Thursday, February 26, 2026 at 08:17 PM

Rumors suggest that Nvidia has canceled the Rubin CPX project, shifting to a strategy that offloads inference decoding to LPUs. This transition likely requires significant CUDA modifications and pre-compilation adjustments, positioning Rubin as a testbed for this new architecture.

Context

Recent reports suggest Nvidia has canceled its Rubin CPX GPU, a specialized processor originally unveiled in September 2025 for massive-context inference. Instead, the company is reportedly shifting inference decoding tasks to LPUs (Language Processing Units).
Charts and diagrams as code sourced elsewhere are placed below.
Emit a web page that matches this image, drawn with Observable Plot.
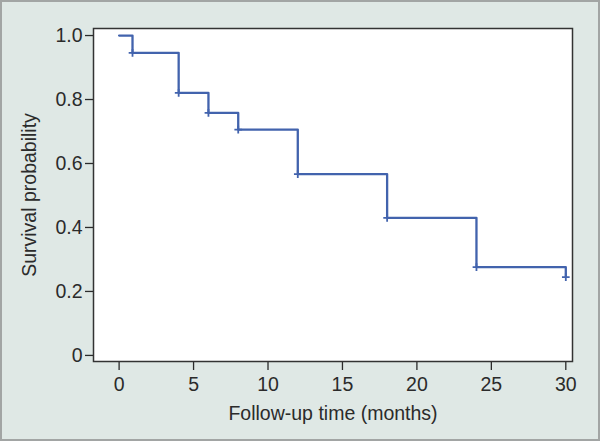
<!DOCTYPE html>
<html>
<head>
<meta charset="utf-8">
<script src="https://cdn.jsdelivr.net/npm/d3@7"></script>
<script src="https://cdn.jsdelivr.net/npm/@observablehq/plot@0.6"></script>
<style>
  html, body { margin: 0; padding: 0; background: #dfe8e5; }
  #chart { position: relative; width: 600px; height: 441px; background: #dfe8e5; box-shadow: inset 0 0 0 2px #a2a5a4; }
  #chart svg { position: absolute; left: 0; top: 0; background: transparent; }
</style>
</head>
<body>
<div id="chart"></div>
<script>
// Kaplan-Meier survival estimates
const times = [0, 0.9, 4, 6, 8, 12, 18, 24, 30];
const survival = [1.0, 0.946, 0.821, 0.758, 0.706, 0.567, 0.43, 0.276, 0.245];
const xTicks = [0, 5, 10, 15, 20, 25, 30];
const yTicks = [0, 0.2, 0.4, 0.6, 0.8, 1.0];
const xLabel = "Follow-up time (months)";
const yLabel = "Survival probability";

const data = times.map((t, i) => ({time: t, surv: survival[i]}));
const drops = data.slice(1);

const blue = "#4263ad";
const ink = "#2b2b2b";

const chart = Plot.plot({
  width: 600,
  height: 441,
  marginLeft: 93,
  marginRight: 28,
  marginTop: 28,
  marginBottom: 80,
  style: {fontFamily: "'Liberation Sans', Arial, sans-serif", fontSize: "19.5px", color: ink, background: "transparent"},
  x: {domain: [-1.72, 30.45]},
  y: {domain: [-0.019, 1.022]},
  marks: [
    Plot.frame({fill: "white", stroke: null}),
    Plot.axisX({
      ticks: xTicks, tickSize: 9, tickPadding: 7, stroke: ink, strokeWidth: 1.3,
      fontSize: 19.5, label: xLabel, labelAnchor: "center", labelArrow: "none", labelOffset: 58
    }),
    Plot.axisY({
      ticks: yTicks, tickSize: 8, tickPadding: 3, stroke: ink, strokeWidth: 1.3,
      fontSize: 19.5, tickFormat: d => d === 0 ? "0" : d3.format(".1f")(d),
      label: yLabel, labelAnchor: "center", labelArrow: "none", labelOffset: 71
    }),
    Plot.line(data, {x: "time", y: "surv", curve: "step-after", stroke: blue, strokeWidth: 2.3}),
    Plot.dot(drops, {x: "time", y: "surv", symbol: "plus", r: 2.6, stroke: blue, strokeWidth: 1.8}),
    Plot.frame({stroke: "#333", strokeWidth: 1.5})
  ]
});
document.getElementById("chart").appendChild(chart);
</script>
</body>
</html>
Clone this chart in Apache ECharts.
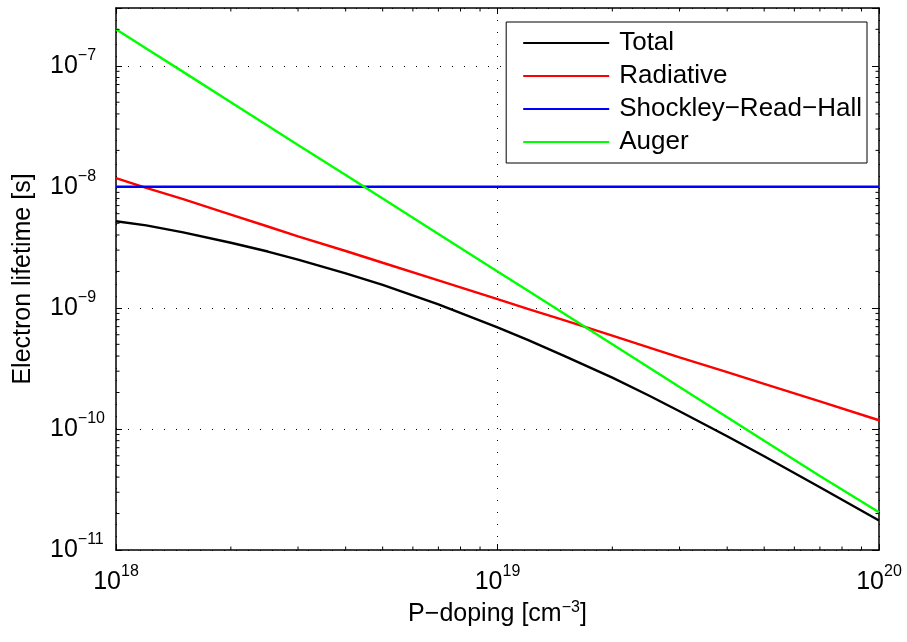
<!DOCTYPE html>
<html><head><meta charset="utf-8">
<script src="https://cdn.jsdelivr.net/npm/echarts@6/dist/echarts.min.js"></script>
<style>html,body{margin:0;padding:0;background:#fff}#c{width:907px;height:642px}</style>
</head><body><div id="c"></div>
<script>
// ---- data ----
const doping = [1e18, 1.2e18, 1.5e18, 2e18, 2.5e18, 3e18, 4e18, 5e18, 7e18, 1e19,
                1.2e19, 1.5e19, 2e19, 2.5e19, 3e19, 4e19, 5e19, 7e19, 1e20];
const total = [5.2e-9, 4.8e-9, 4.2e-9, 3.45e-9, 2.92e-9, 2.5e-9, 1.93e-9, 1.55e-9, 1.07e-9, 6.9e-10,
               5.45e-10, 4.0e-10, 2.65e-10, 1.88e-10, 1.4e-10, 8.7e-11, 5.95e-11, 3.3e-11, 1.75e-11];
const radiative = [1.18e-8, 9.8e-9, 7.9e-9, 5.9e-9, 4.7e-9, 3.9e-9, 2.95e-9, 2.36e-9, 1.69e-9, 1.18e-9,
                   9.8e-10, 7.9e-10, 5.9e-10, 4.7e-10, 3.9e-10, 2.95e-10, 2.36e-10, 1.69e-10, 1.18e-10];
const srh = [1e-8, 1e-8, 1e-8, 1e-8, 1e-8, 1e-8, 1e-8, 1e-8, 1e-8, 1e-8,
             1e-8, 1e-8, 1e-8, 1e-8, 1e-8, 1e-8, 1e-8, 1e-8, 1e-8];
const auger = [2e-7, 1.39e-7, 8.9e-8, 5e-8, 3.2e-8, 2.22e-8, 1.25e-8, 8e-9, 4.08e-9, 2e-9,
               1.39e-9, 8.9e-10, 5e-10, 3.2e-10, 2.22e-10, 1.25e-10, 8e-11, 4.08e-11, 2.05e-11];
const seriesNames = ['Total', 'Radiative', 'Shockley\u2212Read\u2212Hall', 'Auger'];
const seriesColors = ['#000000', '#ff0000', '#0000ff', '#00ff00'];
const xRange = [1e18, 1e20];
const yRange = [1e-11, 3e-7];
const xTitle = 'P\u2212doping [cm{sup|\u22123}]';
const yTitle = 'Electron lifetime [s]';

// ---- helpers ----
const FONT = '"Liberation Sans", Arial, Helvetica, sans-serif';
function minorTicks(lo, hi) {
  const out = [];
  for (let e = Math.floor(Math.log10(lo)); e <= Math.ceil(Math.log10(hi)); e++) {
    for (let m = 2; m <= 9; m++) {
      const v = m * Math.pow(10, e);
      if (v > lo && v < hi) out.push(v);
    }
  }
  return out;
}
const xMinor = minorTicks(xRange[0], xRange[1]);
const yMinor = minorTicks(yRange[0], yRange[1]);

function powLabel(v) {
  const l = Math.log10(v);
  const e = Math.round(l);
  if (Math.abs(l - e) > 1e-6) return '';
  return '{b|10}{s|' + (e < 0 ? '\u2212' + (-e) : String(e)) + '}';
}
const labelRich = {
  b: { fontSize: 25, lineHeight: 36, color: '#000', fontFamily: FONT },
  s: { fontSize: 16, lineHeight: 16, verticalAlign: 'top', color: '#000', fontFamily: FONT }
};
const axisLineStyle = { color: '#000', width: 1.5 };
const gridStyle = { show: true, lineStyle: { color: '#000', width: 1, type: [1, 11] } };

const mainSeries = [total, radiative, srh, auger].map((arr, i) => ({
  name: seriesNames[i],
  type: 'line',
  xAxisIndex: 0, yAxisIndex: 0,
  symbol: 'none',
  showSymbol: false,
  data: doping.map((x, k) => [x, arr[k]]),
  lineStyle: { color: seriesColors[i], width: 2.4 },
  itemStyle: { color: seriesColors[i] },
  z: 3
}));

const minorX = {
  type: 'custom', silent: true, xAxisIndex: 0, yAxisIndex: 0, z: 5,
  data: xMinor.map(v => [v, 1e-9]),
  renderItem: (params, api) => {
    const cs = params.coordSys;
    const p = api.coord([api.value(0), api.value(1)]);
    const b = cs.y + cs.height, t = cs.y;
    return { type: 'group', children: [
      { type: 'line', shape: { x1: p[0], y1: b, x2: p[0], y2: b - 3.5 }, style: { stroke: '#000', lineWidth: 1 } },
      { type: 'line', shape: { x1: p[0], y1: t, x2: p[0], y2: t + 3.5 }, style: { stroke: '#000', lineWidth: 1 } }
    ]};
  }
};
const minorY = {
  type: 'custom', silent: true, xAxisIndex: 0, yAxisIndex: 0, z: 5,
  data: yMinor.map(v => [1e19, v]),
  renderItem: (params, api) => {
    const cs = params.coordSys;
    const p = api.coord([api.value(0), api.value(1)]);
    const l = cs.x, r = cs.x + cs.width;
    return { type: 'group', children: [
      { type: 'line', shape: { x1: l, y1: p[1], x2: l + 3.5, y2: p[1] }, style: { stroke: '#000', lineWidth: 1 } },
      { type: 'line', shape: { x1: r, y1: p[1], x2: r - 3.5, y2: p[1] }, style: { stroke: '#000', lineWidth: 1 } }
    ]};
  }
};

const chart = echarts.init(document.getElementById('c'), null, { renderer: 'canvas' });
chart.setOption({
  animation: false,
  backgroundColor: '#fff',
  grid: { left: 116, right: 28, top: 8, bottom: 92, containLabel: false },
  legend: {
    data: seriesNames,
    orient: 'vertical',
    right: 40, top: 22,
    backgroundColor: '#fff',
    borderColor: '#000', borderWidth: 1,
    padding: [7, 5, 7, 16],
    itemWidth: 86, itemHeight: 14, itemGap: 5,
    itemStyle: { opacity: 0, borderWidth: 0 },
    textStyle: { fontSize: 26, lineHeight: 28, color: '#000', fontFamily: FONT, padding: [0, 0, 0, 5] }
  },
  xAxis: [
    {
      type: 'log', logBase: 10, min: xRange[0], max: xRange[1],
      position: 'bottom',
      axisLine: { show: true, lineStyle: axisLineStyle },
      axisTick: { show: true, inside: true, length: 6, lineStyle: { color: '#000', width: 1 } },
      axisLabel: { show: true, margin: 14, formatter: powLabel, rich: labelRich, showMinLabel: true, showMaxLabel: true, hideOverlap: false },
      splitLine: gridStyle,
      name: xTitle, nameLocation: 'middle', nameGap: 47,
      nameTextStyle: { fontSize: 25, color: '#000', fontFamily: FONT, lineHeight: 30,
        rich: { sup: { fontSize: 16, lineHeight: 16, verticalAlign: 'top', color: '#000', fontFamily: FONT } } }
    },
    {
      type: 'log', logBase: 10, min: xRange[0], max: xRange[1],
      position: 'top',
      axisLine: { show: true, lineStyle: axisLineStyle },
      axisTick: { show: true, inside: true, length: 6, lineStyle: { color: '#000', width: 1 } },
      axisLabel: { show: false },
      splitLine: { show: false }
    }
  ],
  yAxis: [
    {
      type: 'log', logBase: 10, min: yRange[0], max: yRange[1],
      position: 'left',
      axisLine: { show: true, lineStyle: axisLineStyle },
      axisTick: { show: true, inside: true, length: 6, lineStyle: { color: '#000', width: 1 } },
      axisLabel: { show: true, margin: 66, align: 'left', formatter: powLabel, rich: labelRich, showMinLabel: true, showMaxLabel: true, hideOverlap: false },
      splitLine: gridStyle,
      name: yTitle, nameLocation: 'middle', nameGap: 80, nameRotate: 90,
      nameTextStyle: { fontSize: 25, color: '#000', fontFamily: FONT }
    },
    {
      type: 'log', logBase: 10, min: yRange[0], max: yRange[1],
      position: 'right',
      axisLine: { show: true, lineStyle: axisLineStyle },
      axisTick: { show: true, inside: true, length: 6, lineStyle: { color: '#000', width: 1 } },
      axisLabel: { show: false },
      splitLine: { show: false }
    }
  ],
  series: mainSeries.concat([minorX, minorY])
});
</script>
</body></html>
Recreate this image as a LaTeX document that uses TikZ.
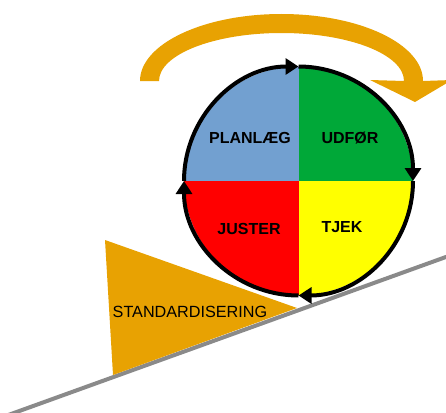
\documentclass[tikz,border=0pt]{standalone}
\usepackage{fontspec}
\setmainfont{Liberation Sans}
\usetikzlibrary{arrows.meta}
\definecolor{planblue}{RGB}{114,160,208}
\definecolor{dogreen}{RGB}{0,168,56}
\definecolor{actred}{RGB}{255,0,0}
\definecolor{checkyellow}{RGB}{255,255,0}
\definecolor{stdorange}{RGB}{232,162,2}
\definecolor{slopegray}{RGB}{138,138,138}
\tikzset{
  quadlabel/.style={font=\fontsize{16}{19}\selectfont\bfseries, inner sep=0pt, anchor=base},
  cyclearc/.style={line width=4pt, -{Triangle[length=13pt,width=16pt]}},
}
\begin{document}
\begin{tikzpicture}[x=1pt,y=-1pt]
\useasboundingbox (0,0) rectangle (446,412);
\clip (0,0) rectangle (446,412);

% the slope
\draw[slopegray, line width=4pt] (-10,421.6) -- (460,251.9);

% standardisation wedge under the wheel
\fill[stdorange] (105,240) -- (297,308) -- (113,375) -- cycle;
\node[font=\fontsize{16.2}{19}\selectfont, inner sep=0pt, anchor=base west] (std) at (112.5,317) {STANDARDISERING};

% PDCA wheel
\coordinate (c) at (298.5,181);
\begin{scope}
  \clip (c) circle[radius=114.5];
  \fill[planblue]    (c) rectangle ++(-130,-130);
  \fill[dogreen]     (c) rectangle ++(130,-130);
  \fill[actred]      (c) rectangle ++(-130,130);
  \fill[checkyellow] (c) rectangle ++(130,130);
\end{scope}
\draw[cyclearc] ([shift={(180:114.5)}]c) arc[start angle=180, end angle=270, radius=114.5];
\draw[cyclearc] ([shift={(270:114.5)}]c) arc[start angle=270, end angle=360, radius=114.5];
\draw[cyclearc] ([shift={(0:114.5)}]c) arc[start angle=0, end angle=90, radius=114.5];
\draw[cyclearc] ([shift={(90:114.5)}]c) arc[start angle=90, end angle=180, radius=114.5];

\node[quadlabel] (plan) at (250,143.3) {PLANLÆG};
\node[quadlabel] (do) at (350,143.3) {UDFØR};
\node[quadlabel] (act) at (249,234.3) {JUSTER};
\node[quadlabel] (check) at (342,232.7) {TJEK};

% curved arrow rolling the wheel up the slope
\fill[stdorange] (140,81) arc[start angle=180, end angle=360, x radius=141.5, y radius=67]
  -- (452,80) -- (415,102) -- (370,80) -- (404,81)
  arc[start angle=360, end angle=180, x radius=122.5, y radius=48] -- cycle;
\end{tikzpicture}
\end{document}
This pivot follows Nvidia's December 2025 licensing agreement with Groq, which saw key members of the Groq team join Nvidia to scale their high-performance, low-cost inference technology. The move marks a significant architectural shift as Nvidia prepares the broader Rubin platform for its second-half 2026 release. By offloading decoding to dedicated LPUs, Nvidia aims to optimize the Rubin stack for the burgeoning "reasoning token" market. This strategy likely replaces the hardware-heavy CPX approach with a more flexible, software-integrated solution via Nvidia Dynamo and licensed Groq IP. While the change requires major CUDA modifications and pre-compilation, it is expected to further enhance the platform's target of a 10x reduction in inference token costs compared to the previous Blackwell generation.